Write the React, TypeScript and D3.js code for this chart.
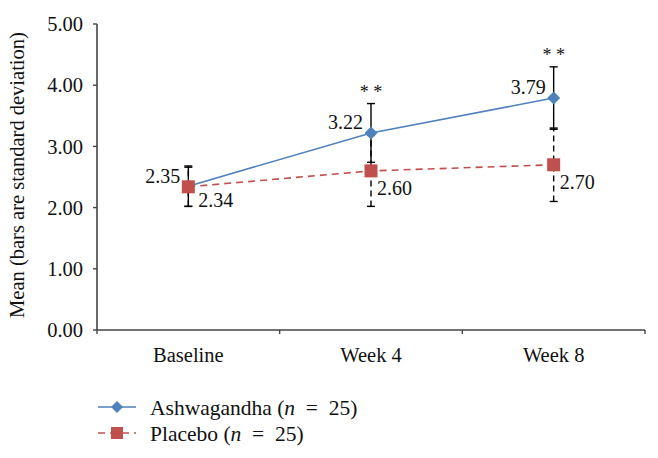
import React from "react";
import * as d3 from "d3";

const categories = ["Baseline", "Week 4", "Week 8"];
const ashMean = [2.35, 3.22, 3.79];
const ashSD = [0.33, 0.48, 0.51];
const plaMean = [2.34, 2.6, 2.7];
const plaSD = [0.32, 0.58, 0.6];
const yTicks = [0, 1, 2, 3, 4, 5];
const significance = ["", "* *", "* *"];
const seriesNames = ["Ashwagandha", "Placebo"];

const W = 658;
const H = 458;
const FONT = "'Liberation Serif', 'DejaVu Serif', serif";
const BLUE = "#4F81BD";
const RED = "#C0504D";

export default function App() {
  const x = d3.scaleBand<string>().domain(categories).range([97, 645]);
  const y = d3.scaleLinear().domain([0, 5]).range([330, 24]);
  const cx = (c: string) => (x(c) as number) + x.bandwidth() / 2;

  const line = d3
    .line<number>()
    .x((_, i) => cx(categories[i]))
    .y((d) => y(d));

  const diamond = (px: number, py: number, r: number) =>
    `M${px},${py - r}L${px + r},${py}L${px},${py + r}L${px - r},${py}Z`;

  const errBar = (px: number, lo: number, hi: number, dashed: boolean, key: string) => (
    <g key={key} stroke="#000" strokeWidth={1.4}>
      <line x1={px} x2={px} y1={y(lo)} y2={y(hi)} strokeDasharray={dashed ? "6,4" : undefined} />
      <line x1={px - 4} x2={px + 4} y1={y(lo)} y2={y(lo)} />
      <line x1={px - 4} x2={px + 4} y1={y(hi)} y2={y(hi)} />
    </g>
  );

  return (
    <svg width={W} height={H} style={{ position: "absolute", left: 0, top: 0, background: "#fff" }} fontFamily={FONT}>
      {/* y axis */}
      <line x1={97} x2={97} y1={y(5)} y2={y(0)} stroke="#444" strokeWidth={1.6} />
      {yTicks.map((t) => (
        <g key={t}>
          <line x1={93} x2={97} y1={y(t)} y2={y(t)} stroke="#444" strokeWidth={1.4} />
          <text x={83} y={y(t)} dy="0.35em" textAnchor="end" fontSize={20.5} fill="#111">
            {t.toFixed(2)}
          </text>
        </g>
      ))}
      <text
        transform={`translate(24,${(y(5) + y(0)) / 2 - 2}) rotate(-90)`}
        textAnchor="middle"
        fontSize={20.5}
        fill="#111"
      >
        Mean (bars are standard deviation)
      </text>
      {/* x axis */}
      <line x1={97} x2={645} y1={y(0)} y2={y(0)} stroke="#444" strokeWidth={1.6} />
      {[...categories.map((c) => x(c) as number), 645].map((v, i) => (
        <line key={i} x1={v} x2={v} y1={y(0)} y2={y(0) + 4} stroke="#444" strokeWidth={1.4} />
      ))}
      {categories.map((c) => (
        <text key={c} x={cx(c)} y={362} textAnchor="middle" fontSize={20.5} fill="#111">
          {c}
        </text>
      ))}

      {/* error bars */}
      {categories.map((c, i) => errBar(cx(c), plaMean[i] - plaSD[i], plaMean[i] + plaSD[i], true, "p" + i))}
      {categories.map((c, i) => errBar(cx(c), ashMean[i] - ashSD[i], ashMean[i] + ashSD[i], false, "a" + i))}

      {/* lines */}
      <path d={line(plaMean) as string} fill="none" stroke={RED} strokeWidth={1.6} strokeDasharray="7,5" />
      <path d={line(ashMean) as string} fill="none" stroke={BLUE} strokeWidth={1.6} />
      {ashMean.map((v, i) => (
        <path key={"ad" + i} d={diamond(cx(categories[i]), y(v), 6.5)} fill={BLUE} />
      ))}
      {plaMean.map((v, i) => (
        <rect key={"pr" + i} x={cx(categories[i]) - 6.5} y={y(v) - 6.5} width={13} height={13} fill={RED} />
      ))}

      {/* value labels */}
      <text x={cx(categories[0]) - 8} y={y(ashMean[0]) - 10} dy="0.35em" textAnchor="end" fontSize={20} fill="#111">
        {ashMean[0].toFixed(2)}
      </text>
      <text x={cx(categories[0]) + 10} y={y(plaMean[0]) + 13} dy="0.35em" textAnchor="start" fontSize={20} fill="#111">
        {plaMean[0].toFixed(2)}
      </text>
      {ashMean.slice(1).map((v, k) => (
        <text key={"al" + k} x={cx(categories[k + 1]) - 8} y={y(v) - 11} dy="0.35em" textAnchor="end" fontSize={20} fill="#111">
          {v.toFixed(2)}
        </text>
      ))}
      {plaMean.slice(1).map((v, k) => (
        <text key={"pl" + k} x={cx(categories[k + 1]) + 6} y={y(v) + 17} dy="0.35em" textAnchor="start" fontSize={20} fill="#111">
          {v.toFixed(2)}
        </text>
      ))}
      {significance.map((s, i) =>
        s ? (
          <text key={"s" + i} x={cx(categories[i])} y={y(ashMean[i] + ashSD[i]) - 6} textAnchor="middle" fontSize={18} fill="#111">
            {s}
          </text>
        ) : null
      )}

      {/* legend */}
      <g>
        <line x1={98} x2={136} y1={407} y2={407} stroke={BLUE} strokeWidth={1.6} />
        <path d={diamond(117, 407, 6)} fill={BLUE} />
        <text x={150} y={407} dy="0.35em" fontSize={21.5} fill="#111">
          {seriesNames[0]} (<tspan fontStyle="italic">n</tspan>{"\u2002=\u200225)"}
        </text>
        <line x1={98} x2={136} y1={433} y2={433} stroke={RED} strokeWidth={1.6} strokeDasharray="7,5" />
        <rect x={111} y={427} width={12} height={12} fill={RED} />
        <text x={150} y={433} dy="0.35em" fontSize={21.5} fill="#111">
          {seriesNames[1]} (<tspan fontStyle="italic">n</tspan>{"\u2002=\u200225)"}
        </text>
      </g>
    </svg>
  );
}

* [Requirements]:
The listing above needs to be output again exactly. Don't include the pictures.

* [Response for this exercise]:
Write the React, TypeScript and D3.js code for this chart.
import React from "react";
import * as d3 from "d3";

const categories = ["Baseline", "Week 4", "Week 8"];
const ashMean = [2.35, 3.22, 3.79];
const ashSD = [0.33, 0.48, 0.51];
const plaMean = [2.34, 2.6, 2.7];
const plaSD = [0.32, 0.58, 0.6];
const yTicks = [0, 1, 2, 3, 4, 5];
const significance = ["", "* *", "* *"];
const seriesNames = ["Ashwagandha", "Placebo"];

const W = 658;
const H = 458;
const FONT = "'Liberation Serif', 'DejaVu Serif', serif";
const BLUE = "#4F81BD";
const RED = "#C0504D";

export default function App() {
  const x = d3.scaleBand<string>().domain(categories).range([97, 645]);
  const y = d3.scaleLinear().domain([0, 5]).range([330, 24]);
  const cx = (c: string) => (x(c) as number) + x.bandwidth() / 2;

  const line = d3
    .line<number>()
    .x((_, i) => cx(categories[i]))
    .y((d) => y(d));

  const diamond = (px: number, py: number, r: number) =>
    `M${px},${py - r}L${px + r},${py}L${px},${py + r}L${px - r},${py}Z`;

  const errBar = (px: number, lo: number, hi: number, dashed: boolean, key: string) => (
    <g key={key} stroke="#000" strokeWidth={1.4}>
      <line x1={px} x2={px} y1={y(lo)} y2={y(hi)} strokeDasharray={dashed ? "6,4" : undefined} />
      <line x1={px - 4} x2={px + 4} y1={y(lo)} y2={y(lo)} />
      <line x1={px - 4} x2={px + 4} y1={y(hi)} y2={y(hi)} />
    </g>
  );

  return (
    <svg width={W} height={H} style={{ position: "absolute", left: 0, top: 0, background: "#fff" }} fontFamily={FONT}>
      {/* y axis */}
      <line x1={97} x2={97} y1={y(5)} y2={y(0)} stroke="#444" strokeWidth={1.6} />
      {yTicks.map((t) => (
        <g key={t}>
          <line x1={93} x2={97} y1={y(t)} y2={y(t)} stroke="#444" strokeWidth={1.4} />
          <text x={83} y={y(t)} dy="0.35em" textAnchor="end" fontSize={20.5} fill="#111">
            {t.toFixed(2)}
          </text>
        </g>
      ))}
      <text
        transform={`translate(24,${(y(5) + y(0)) / 2 - 2}) rotate(-90)`}
        textAnchor="middle"
        fontSize={20.5}
        fill="#111"
      >
        Mean (bars are standard deviation)
      </text>
      {/* x axis */}
      <line x1={97} x2={645} y1={y(0)} y2={y(0)} stroke="#444" strokeWidth={1.6} />
      {[...categories.map((c) => x(c) as number), 645].map((v, i) => (
        <line key={i} x1={v} x2={v} y1={y(0)} y2={y(0) + 4} stroke="#444" strokeWidth={1.4} />
      ))}
      {categories.map((c) => (
        <text key={c} x={cx(c)} y={362} textAnchor="middle" fontSize={20.5} fill="#111">
          {c}
        </text>
      ))}

      {/* error bars */}
      {categories.map((c, i) => errBar(cx(c), plaMean[i] - plaSD[i], plaMean[i] + plaSD[i], true, "p" + i))}
      {categories.map((c, i) => errBar(cx(c), ashMean[i] - ashSD[i], ashMean[i] + ashSD[i], false, "a" + i))}

      {/* lines */}
      <path d={line(plaMean) as string} fill="none" stroke={RED} strokeWidth={1.6} strokeDasharray="7,5" />
      <path d={line(ashMean) as string} fill="none" stroke={BLUE} strokeWidth={1.6} />
      {ashMean.map((v, i) => (
        <path key={"ad" + i} d={diamond(cx(categories[i]), y(v), 6.5)} fill={BLUE} />
      ))}
      {plaMean.map((v, i) => (
        <rect key={"pr" + i} x={cx(categories[i]) - 6.5} y={y(v) - 6.5} width={13} height={13} fill={RED} />
      ))}

      {/* value labels */}
      <text x={cx(categories[0]) - 8} y={y(ashMean[0]) - 10} dy="0.35em" textAnchor="end" fontSize={20} fill="#111">
        {ashMean[0].toFixed(2)}
      </text>
      <text x={cx(categories[0]) + 10} y={y(plaMean[0]) + 13} dy="0.35em" textAnchor="start" fontSize={20} fill="#111">
        {plaMean[0].toFixed(2)}
      </text>
      {ashMean.slice(1).map((v, k) => (
        <text key={"al" + k} x={cx(categories[k + 1]) - 8} y={y(v) - 11} dy="0.35em" textAnchor="end" fontSize={20} fill="#111">
          {v.toFixed(2)}
        </text>
      ))}
      {plaMean.slice(1).map((v, k) => (
        <text key={"pl" + k} x={cx(categories[k + 1]) + 6} y={y(v) + 17} dy="0.35em" textAnchor="start" fontSize={20} fill="#111">
          {v.toFixed(2)}
        </text>
      ))}
      {significance.map((s, i) =>
        s ? (
          <text key={"s" + i} x={cx(categories[i])} y={y(ashMean[i] + ashSD[i]) - 6} textAnchor="middle" fontSize={18} fill="#111">
            {s}
          </text>
        ) : null
      )}

      {/* legend */}
      <g>
        <line x1={98} x2={136} y1={407} y2={407} stroke={BLUE} strokeWidth={1.6} />
        <path d={diamond(117, 407, 6)} fill={BLUE} />
        <text x={150} y={407} dy="0.35em" fontSize={21.5} fill="#111">
          {seriesNames[0]} (<tspan fontStyle="italic">n</tspan>{"\u2002=\u200225)"}
        </text>
        <line x1={98} x2={136} y1={433} y2={433} stroke={RED} strokeWidth={1.6} strokeDasharray="7,5" />
        <rect x={111} y={427} width={12} height={12} fill={RED} />
        <text x={150} y={433} dy="0.35em" fontSize={21.5} fill="#111">
          {seriesNames[1]} (<tspan fontStyle="italic">n</tspan>{"\u2002=\u200225)"}
        </text>
      </g>
    </svg>
  );
}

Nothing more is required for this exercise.